* **TASK BRIEF**
Using the records that follow, reproduce exactly the lines starting at the line containing "Write the matplotlib code for this chart." and ending at the line containing "plt.rcParams['font.family'] = ['Liberation". Include both end lines and no pictures.

---------- RECORDS SHOWN ----------

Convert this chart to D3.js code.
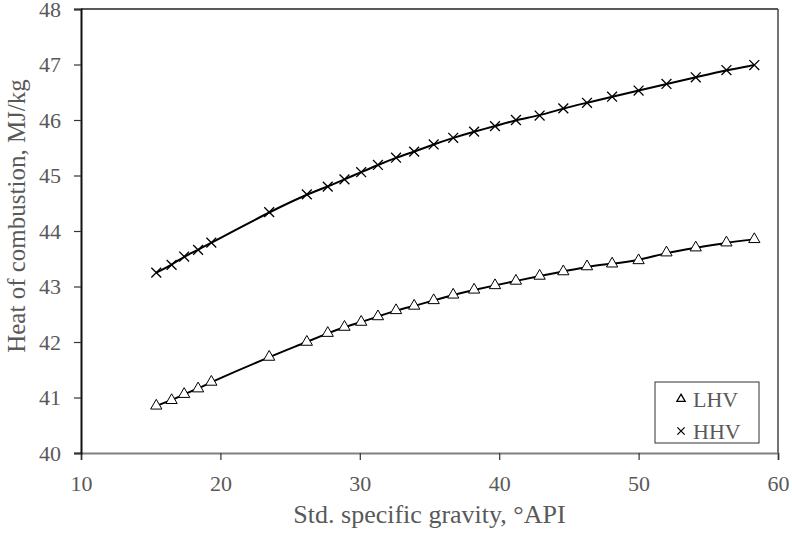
<!DOCTYPE html>
<html>
<head>
<meta charset="utf-8">
<script src="https://cdn.jsdelivr.net/npm/d3@7"></script>
<style>
  body { margin: 0; background: #fff; }
  text { font-family: "Liberation Serif", "Times New Roman", serif; fill: #595959; }
</style>
</head>
<body>
<svg id="chart" width="792" height="536"></svg>
<script>
const api = [15.4, 16.5, 17.4, 18.4, 19.35, 23.5, 26.2, 27.7, 28.9, 30.1, 31.3, 32.6, 33.9, 35.3,
             36.7, 38.2, 39.7, 41.2, 42.9, 44.6, 46.3, 48.1, 50.0, 52.0, 54.1, 56.3, 58.3];
const lhv = [40.85, 40.95, 41.06, 41.16, 41.28, 41.73, 42.0, 42.16, 42.27, 42.36, 42.46, 42.57, 42.65, 42.75,
             42.85, 42.94, 43.02, 43.1, 43.19, 43.27, 43.36, 43.41, 43.47, 43.61, 43.7, 43.79, 43.85];
const hhv = [43.25, 43.39, 43.54, 43.66, 43.79, 44.34, 44.66, 44.80, 44.93, 45.06, 45.19, 45.32, 45.43, 45.56,
             45.68, 45.79, 45.89, 46.0, 46.08, 46.21, 46.31, 46.42, 46.53, 46.65, 46.77, 46.9, 46.99];
const xTicks = [10, 20, 30, 40, 50, 60];
const yTicks = [40, 41, 42, 43, 44, 45, 46, 47, 48];
const seriesNames = ["LHV", "HHV"];

const plotLeft = 81, plotRight = 778, plotTop = 9, plotBottom = 453;
const svg = d3.select("#chart");

const x = d3.scaleLinear().domain([10, 60]).range([plotLeft, plotRight]);
const y = d3.scaleLinear().domain([40, 48]).range([plotBottom, plotTop]);

// plot frame (top and right)
svg.append("line").attr("x1", plotLeft).attr("x2", plotRight).attr("y1", plotTop).attr("y2", plotTop)
    .attr("stroke", "#222").attr("stroke-width", 1.5);
svg.append("line").attr("x1", plotRight).attr("x2", plotRight).attr("y1", plotTop).attr("y2", plotBottom)
    .attr("stroke", "#444").attr("stroke-width", 1.5);

// axes
const xAxis = svg.append("g").attr("transform", `translate(0,${plotBottom})`)
    .call(d3.axisBottom(x).tickValues(xTicks).tickSize(7).tickPadding(15).tickFormat(d3.format("d")));
xAxis.select(".domain").attr("stroke", "#808080").attr("stroke-width", 2);
xAxis.selectAll(".tick line").attr("stroke", "#333").attr("stroke-width", 1.2);
xAxis.selectAll(".tick text").style("font-size", "22px").attr("fill", "#595959")
    .style("font-family", "Liberation Serif");

const yAxis = svg.append("g").attr("transform", `translate(${plotLeft},0)`)
    .call(d3.axisLeft(y).tickValues(yTicks).tickSize(7).tickPadding(13).tickFormat(d3.format("d")));
yAxis.select(".domain").attr("stroke", "#111").attr("stroke-width", 2);
yAxis.selectAll(".tick line").attr("stroke", "#333").attr("stroke-width", 1.2);
yAxis.selectAll(".tick text").style("font-size", "22px").attr("fill", "#595959")
    .style("font-family", "Liberation Serif");

// axis titles
svg.append("text").attr("x", (plotLeft + plotRight) / 2).attr("y", 523)
    .attr("text-anchor", "middle").style("font-size", "26px")
    .text("Std. specific gravity, °API");
svg.append("text").attr("transform", "translate(25,216) rotate(-90)")
    .attr("text-anchor", "middle").style("font-size", "25px")
    .text("Heat of combustion, MJ/kg");

// curves
const line = d3.line().x(d => x(d[0])).y(d => y(d[1])).curve(d3.curveBasis);
[lhv, hhv].forEach(vals => {
    svg.append("path").datum(api.map((a, i) => [a, vals[i]]))
        .attr("d", line).attr("fill", "none").attr("stroke", "#000").attr("stroke-width", 2);
});

// markers
const tri = d3.symbol().type(d3.symbolTriangle).size(55);
svg.append("g").selectAll("path")
    .data(api.map((a, i) => [a, lhv[i]]))
    .enter().append("path")
    .attr("d", tri)
    .attr("transform", d => `translate(${x(d[0])},${y(d[1])})`)
    .attr("fill", "#fff").attr("stroke", "#000").attr("stroke-width", 1);

const cross = d3.symbol().type(d3.symbolTimes).size(65);
svg.append("g").selectAll("path")
    .data(api.map((a, i) => [a, hhv[i]]))
    .enter().append("path")
    .attr("d", cross)
    .attr("transform", d => `translate(${x(d[0])},${y(d[1])})`)
    .attr("fill", "none").attr("stroke", "#000").attr("stroke-width", 1.3);

// legend
const legend = svg.append("g");
legend.append("rect").attr("x", 655).attr("y", 382).attr("width", 104).attr("height", 61)
    .attr("fill", "#fff").attr("stroke", "#333").attr("stroke-width", 1);
const legSymbols = [d3.symbol().type(d3.symbolTriangle).size(30), d3.symbol().type(d3.symbolTimes).size(36)];
seriesNames.forEach((name, i) => {
    const cy = 399 + i * 32;
    legend.append("path").attr("d", legSymbols[i])
        .attr("transform", `translate(681,${cy})`)
        .attr("fill", i === 0 ? "#fff" : "none").attr("stroke", "#000").attr("stroke-width", 1.3);
    legend.append("text").attr("x", 693).attr("y", cy + 8).style("font-size", "22px").text(name);
});
</script>
</body>
</html>
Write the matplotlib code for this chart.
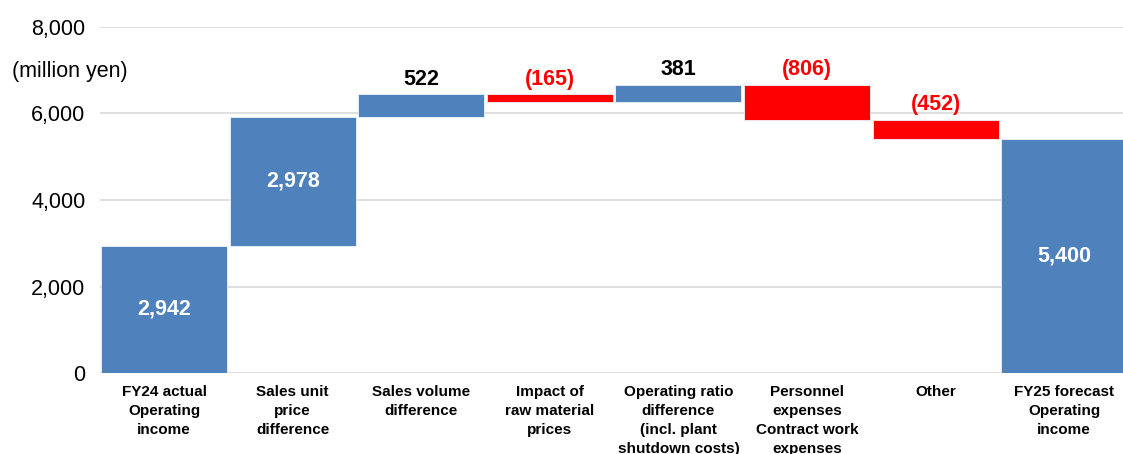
import numpy as np
import matplotlib.pyplot as plt

plt.rcParams['font.family'] = ['Liberation Sans', 'DejaVu Sans']

# Data (million yen)
categories = ['FY24 actual\nOperating\nincome',
              'Sales unit\nprice\ndifference',
              'Sales volume\ndifference',
              'Impact of\nraw material\nprices',
              'Operating ratio\ndifference\n(incl. plant\nshutdown costs)',
              'Personnel\nexpenses\nContract work\nexpenses',
              'Other',
              'FY25 forecast\nOperating\nincome']
changes = [2942, 2978, 522, -165, 381, -806, -452, 5400]
is_total = [True, False, False, False, False, False, False, True]
value_labels = ['2,942', '2,978', '522', '(165)', '381', '(806)', '(452)', '5,400']
inside_label = [True, True, False, False, False, False, False, True]

blue = '#4F81BD'
red = '#FF0000'

# Waterfall bottoms
bottoms = []
heights = []
running = 0
for v, tot in zip(changes, is_total):
    if tot:
        bottoms.append(0)
        heights.append(v)
        running = v
    else:
        if v >= 0:
            bottoms.append(running)
        else:
            bottoms.append(running + v)
        heights.append(abs(v))
        running += v

colors = [blue if v >= 0 else red for v in changes]
x = np.arange(len(categories))

fig = plt.figure(figsize=(11.23, 4.54), dpi=100)
ax = fig.add_axes([100 / 1123, 81 / 454, 1023 / 1123, 346 / 454])

ax.bar(x, heights, bottom=bottoms, width=0.98, color=colors,
       edgecolor='#EEF3FA', linewidth=0.6, zorder=3)

for i in range(len(x)):
    if inside_label[i]:
        ax.text(x[i], bottoms[i] + heights[i] / 2, value_labels[i],
                ha='center', va='center', color='white',
                fontsize=15.5, fontweight='bold', zorder=4)
    else:
        ax.annotate(value_labels[i], (x[i], bottoms[i] + heights[i]),
                    xytext=(0, 3.5), textcoords='offset points',
                    ha='center', va='bottom',
                    color='black' if changes[i] >= 0 else red,
                    fontsize=15.5, fontweight='bold', zorder=4)

ax.set_ylim(0, 8000)
ax.set_xlim(-0.498, 7.457)
ax.set_yticks([0, 2000, 4000, 6000, 8000])
ax.set_yticklabels(['0', '2,000', '4,000', '6,000', '8,000'], fontsize=15.5)
ax.set_xticks(x)
ax.set_xticklabels(categories, fontsize=11, fontweight='bold', linespacing=1.45)
ax.tick_params(axis='both', length=0)
ax.tick_params(axis='y', pad=10.5)
ax.tick_params(axis='x', pad=8.5)
ax.yaxis.grid(True, color='#D9D9D9', linewidth=1.2, zorder=0)
ax.set_axisbelow(True)
for s in ax.spines.values():
    s.set_visible(False)

fig.text(12 / 1123, 1 - 71 / 454, '(million yen)', fontsize=15.5, va='center', ha='left')

fig.savefig('out.png', dpi=100)
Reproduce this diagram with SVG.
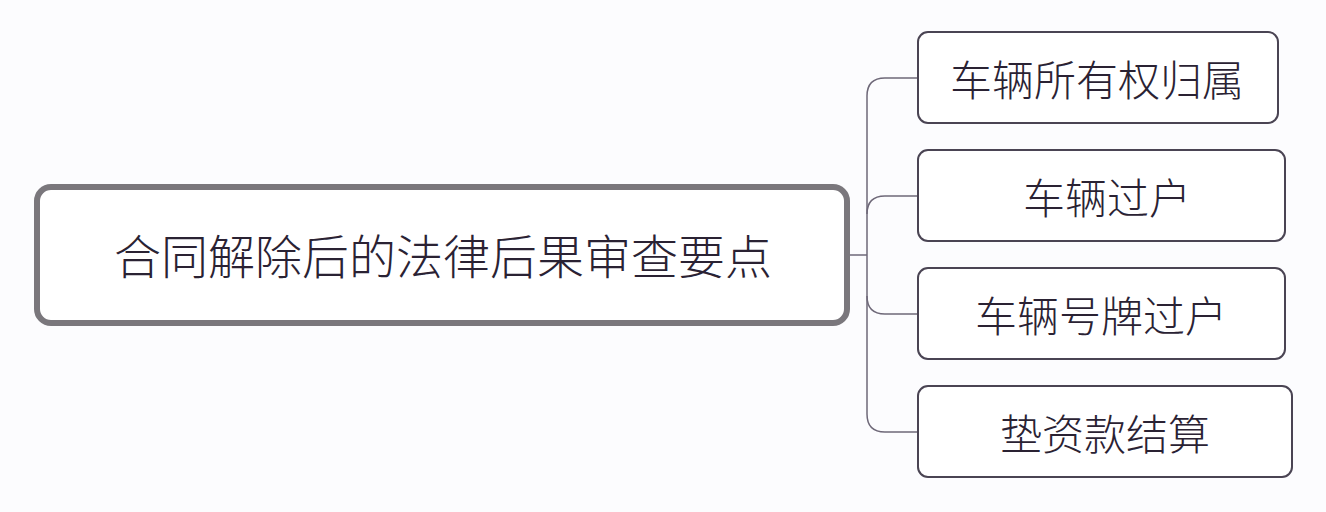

----------

* **RESULT**
Write the matplotlib code for this chart.
import numpy as np
import matplotlib.pyplot as plt

plt.rcParams['font.family'] = ['Liberation Sans', 'DejaVu Sans']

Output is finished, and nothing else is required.